### [SOURCE MATERIAL]
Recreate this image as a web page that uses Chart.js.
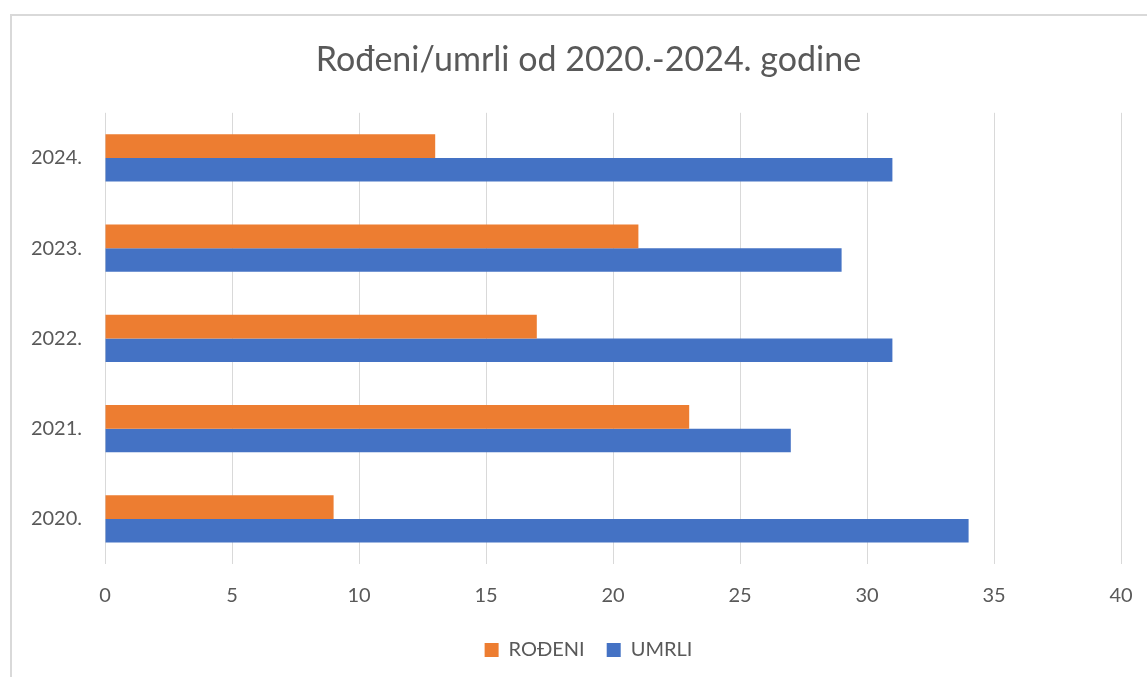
<!DOCTYPE html>
<html>
<head>
<meta charset="utf-8">
<script src="https://cdn.jsdelivr.net/npm/chart.js@4/dist/chart.umd.min.js"></script>
<style>
  html, body { margin: 0; padding: 0; background: #ffffff; overflow: hidden; width: 1147px; height: 677px; position: relative; }
  #frame { position: absolute; left: 10px; top: 14px; width: 2000px; height: 2000px; border-left: 2px solid #d9d9d9; border-top: 2px solid #d9d9d9; }
  #wrap { position: absolute; left: 0; top: 0; width: 1176px; height: 680px; }
</style>
</head>
<body>
<div id="frame"></div>
<div id="wrap"><canvas id="c" width="1176" height="680"></canvas></div>
<script>
const titleText = 'Rođeni/umrli od 2020.-2024. godine';
const years = ['2020.', '2021.', '2022.', '2023.', '2024.'];
const seriesNames = ['ROĐENI', 'UMRLI'];
const rodeni = [9, 23, 17, 21, 13];
const umrli = [34, 27, 31, 29, 31];
const xTicks = [0, 5, 10, 15, 20, 25, 30, 35, 40];

const FONT = 'Lato';
const TEXT = '#595959';

// centre title and legend on the chart frame (not the plot), and lift the legend a little
const boxShift = {
  id: 'boxShift',
  afterLayout(chart) {
    if (chart.titleBlock) { chart.titleBlock.left += 56; }
    if (chart.legend) {
      chart.legend.left += 56;
      chart.legend.top -= 10;
      chart.legend.bottom -= 10;
    }
  }
};

new Chart(document.getElementById('c'), {
  type: 'bar',
  data: {
    labels: years,
    datasets: [
      { label: seriesNames[0], data: rodeni, backgroundColor: '#ED7D31', borderWidth: 0 },
      { label: seriesNames[1], data: umrli, backgroundColor: '#4472C4', borderWidth: 0 }
    ]
  },
  plugins: [boxShift],
  options: {
    indexAxis: 'y',
    responsive: false,
    animation: false,
    devicePixelRatio: 1,
    layout: { padding: { left: 0, right: 55, top: 0, bottom: 0 } },
    datasets: { bar: { categoryPercentage: 0.525, barPercentage: 1 } },
    scales: {
      x: {
        min: xTicks[0],
        max: xTicks[xTicks.length - 1],
        afterBuildTicks: (axis) => { axis.ticks = xTicks.map(v => ({ value: v })); },
        grid: { color: '#d9d9d9', lineWidth: 1, drawTicks: false },
        border: { display: false },
        ticks: { color: TEXT, font: { family: FONT, size: 20 }, padding: 20 }
      },
      y: {
        reverse: true,
        grid: { display: false, drawTicks: false },
        border: { display: false },
        afterFit: (axis) => { axis.width = 105; },
        ticks: { color: TEXT, font: { family: FONT, size: 20 }, padding: 23 }
      }
    },
    plugins: {
      title: {
        display: true,
        text: titleText,
        color: TEXT,
        font: { family: FONT, size: 34, weight: 'normal' },
        padding: { top: 40, bottom: 32 }
      },
      legend: {
        position: 'bottom',
        labels: {
          color: TEXT,
          font: { family: FONT, size: 20 },
          boxWidth: 14,
          boxHeight: 14,
          padding: 22
        }
      },
      tooltip: { enabled: false }
    }
  }
});
</script>
</body>
</html>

### [EXERCISE DETAILS]
Make an exact copy of the data, leaving its pictures out.

### [PROBLEM SOLUTION]
Recreate this image as a web page that uses Chart.js.
<!DOCTYPE html>
<html>
<head>
<meta charset="utf-8">
<script src="https://cdn.jsdelivr.net/npm/chart.js@4/dist/chart.umd.min.js"></script>
<style>
  html, body { margin: 0; padding: 0; background: #ffffff; overflow: hidden; width: 1147px; height: 677px; position: relative; }
  #frame { position: absolute; left: 10px; top: 14px; width: 2000px; height: 2000px; border-left: 2px solid #d9d9d9; border-top: 2px solid #d9d9d9; }
  #wrap { position: absolute; left: 0; top: 0; width: 1176px; height: 680px; }
</style>
</head>
<body>
<div id="frame"></div>
<div id="wrap"><canvas id="c" width="1176" height="680"></canvas></div>
<script>
const titleText = 'Rođeni/umrli od 2020.-2024. godine';
const years = ['2020.', '2021.', '2022.', '2023.', '2024.'];
const seriesNames = ['ROĐENI', 'UMRLI'];
const rodeni = [9, 23, 17, 21, 13];
const umrli = [34, 27, 31, 29, 31];
const xTicks = [0, 5, 10, 15, 20, 25, 30, 35, 40];

const FONT = 'Lato';
const TEXT = '#595959';

// centre title and legend on the chart frame (not the plot), and lift the legend a little
const boxShift = {
  id: 'boxShift',
  afterLayout(chart) {
    if (chart.titleBlock) { chart.titleBlock.left += 56; }
    if (chart.legend) {
      chart.legend.left += 56;
      chart.legend.top -= 10;
      chart.legend.bottom -= 10;
    }
  }
};

new Chart(document.getElementById('c'), {
  type: 'bar',
  data: {
    labels: years,
    datasets: [
      { label: seriesNames[0], data: rodeni, backgroundColor: '#ED7D31', borderWidth: 0 },
      { label: seriesNames[1], data: umrli, backgroundColor: '#4472C4', borderWidth: 0 }
    ]
  },
  plugins: [boxShift],
  options: {
    indexAxis: 'y',
    responsive: false,
    animation: false,
    devicePixelRatio: 1,
    layout: { padding: { left: 0, right: 55, top: 0, bottom: 0 } },
    datasets: { bar: { categoryPercentage: 0.525, barPercentage: 1 } },
    scales: {
      x: {
        min: xTicks[0],
        max: xTicks[xTicks.length - 1],
        afterBuildTicks: (axis) => { axis.ticks = xTicks.map(v => ({ value: v })); },
        grid: { color: '#d9d9d9', lineWidth: 1, drawTicks: false },
        border: { display: false },
        ticks: { color: TEXT, font: { family: FONT, size: 20 }, padding: 20 }
      },
      y: {
        reverse: true,
        grid: { display: false, drawTicks: false },
        border: { display: false },
        afterFit: (axis) => { axis.width = 105; },
        ticks: { color: TEXT, font: { family: FONT, size: 20 }, padding: 23 }
      }
    },
    plugins: {
      title: {
        display: true,
        text: titleText,
        color: TEXT,
        font: { family: FONT, size: 34, weight: 'normal' },
        padding: { top: 40, bottom: 32 }
      },
      legend: {
        position: 'bottom',
        labels: {
          color: TEXT,
          font: { family: FONT, size: 20 },
          boxWidth: 14,
          boxHeight: 14,
          padding: 22
        }
      },
      tooltip: { enabled: false }
    }
  }
});
</script>
</body>
</html>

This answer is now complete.